## INSTRUCTIONS TO FOLLOW
Repeat, exactly and in full, the lines of the listing below, but without any pictures.

## MATERIAL
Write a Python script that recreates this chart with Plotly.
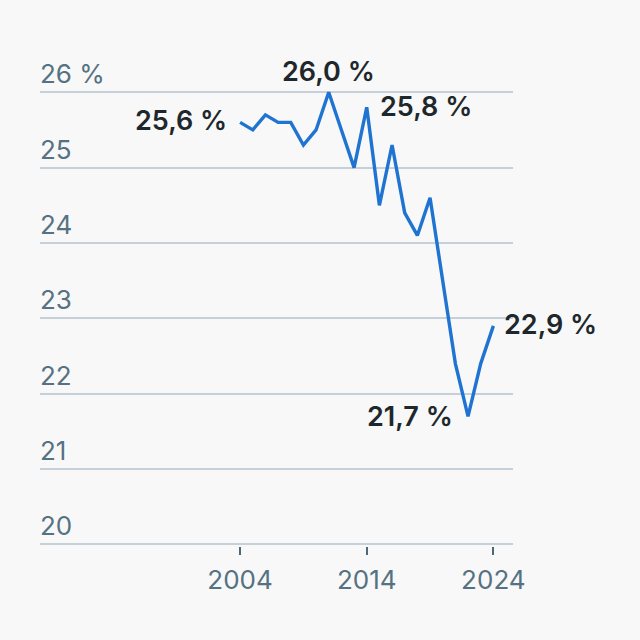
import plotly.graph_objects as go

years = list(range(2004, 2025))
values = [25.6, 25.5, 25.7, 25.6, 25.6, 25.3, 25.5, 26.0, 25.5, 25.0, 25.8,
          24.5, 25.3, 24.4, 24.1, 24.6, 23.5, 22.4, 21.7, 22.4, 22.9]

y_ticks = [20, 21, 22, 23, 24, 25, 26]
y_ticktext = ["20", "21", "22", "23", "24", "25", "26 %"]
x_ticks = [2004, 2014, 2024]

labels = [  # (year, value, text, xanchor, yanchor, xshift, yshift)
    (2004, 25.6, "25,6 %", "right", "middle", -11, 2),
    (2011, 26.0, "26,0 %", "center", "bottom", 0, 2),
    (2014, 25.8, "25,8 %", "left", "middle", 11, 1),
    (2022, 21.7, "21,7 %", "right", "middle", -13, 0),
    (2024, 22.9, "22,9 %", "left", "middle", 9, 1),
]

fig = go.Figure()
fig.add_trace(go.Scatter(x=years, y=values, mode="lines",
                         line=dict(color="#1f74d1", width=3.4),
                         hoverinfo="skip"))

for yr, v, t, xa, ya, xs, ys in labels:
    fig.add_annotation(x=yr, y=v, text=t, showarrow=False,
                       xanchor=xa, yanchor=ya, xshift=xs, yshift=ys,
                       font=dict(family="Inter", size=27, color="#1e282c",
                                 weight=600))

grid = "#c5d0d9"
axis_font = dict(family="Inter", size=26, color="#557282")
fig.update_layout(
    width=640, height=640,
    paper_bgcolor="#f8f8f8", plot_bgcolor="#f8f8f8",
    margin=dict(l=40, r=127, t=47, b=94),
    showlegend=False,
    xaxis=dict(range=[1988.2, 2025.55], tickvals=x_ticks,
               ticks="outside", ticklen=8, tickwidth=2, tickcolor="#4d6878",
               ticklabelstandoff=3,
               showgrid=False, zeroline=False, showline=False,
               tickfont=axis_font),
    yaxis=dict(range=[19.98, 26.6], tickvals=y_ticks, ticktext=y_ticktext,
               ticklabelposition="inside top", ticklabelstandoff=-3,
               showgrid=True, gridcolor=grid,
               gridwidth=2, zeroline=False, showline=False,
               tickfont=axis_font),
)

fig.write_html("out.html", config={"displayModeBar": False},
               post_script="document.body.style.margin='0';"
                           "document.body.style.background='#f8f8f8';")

## RESULT OF THE TASK
Write a Python script that recreates this chart with Plotly.
import plotly.graph_objects as go

years = list(range(2004, 2025))
values = [25.6, 25.5, 25.7, 25.6, 25.6, 25.3, 25.5, 26.0, 25.5, 25.0, 25.8,
          24.5, 25.3, 24.4, 24.1, 24.6, 23.5, 22.4, 21.7, 22.4, 22.9]

y_ticks = [20, 21, 22, 23, 24, 25, 26]
y_ticktext = ["20", "21", "22", "23", "24", "25", "26 %"]
x_ticks = [2004, 2014, 2024]

labels = [  # (year, value, text, xanchor, yanchor, xshift, yshift)
    (2004, 25.6, "25,6 %", "right", "middle", -11, 2),
    (2011, 26.0, "26,0 %", "center", "bottom", 0, 2),
    (2014, 25.8, "25,8 %", "left", "middle", 11, 1),
    (2022, 21.7, "21,7 %", "right", "middle", -13, 0),
    (2024, 22.9, "22,9 %", "left", "middle", 9, 1),
]

fig = go.Figure()
fig.add_trace(go.Scatter(x=years, y=values, mode="lines",
                         line=dict(color="#1f74d1", width=3.4),
                         hoverinfo="skip"))

for yr, v, t, xa, ya, xs, ys in labels:
    fig.add_annotation(x=yr, y=v, text=t, showarrow=False,
                       xanchor=xa, yanchor=ya, xshift=xs, yshift=ys,
                       font=dict(family="Inter", size=27, color="#1e282c",
                                 weight=600))

grid = "#c5d0d9"
axis_font = dict(family="Inter", size=26, color="#557282")
fig.update_layout(
    width=640, height=640,
    paper_bgcolor="#f8f8f8", plot_bgcolor="#f8f8f8",
    margin=dict(l=40, r=127, t=47, b=94),
    showlegend=False,
    xaxis=dict(range=[1988.2, 2025.55], tickvals=x_ticks,
               ticks="outside", ticklen=8, tickwidth=2, tickcolor="#4d6878",
               ticklabelstandoff=3,
               showgrid=False, zeroline=False, showline=False,
               tickfont=axis_font),
    yaxis=dict(range=[19.98, 26.6], tickvals=y_ticks, ticktext=y_ticktext,
               ticklabelposition="inside top", ticklabelstandoff=-3,
               showgrid=True, gridcolor=grid,
               gridwidth=2, zeroline=False, showline=False,
               tickfont=axis_font),
)

fig.write_html("out.html", config={"displayModeBar": False},
               post_script="document.body.style.margin='0';"
                           "document.body.style.background='#f8f8f8';")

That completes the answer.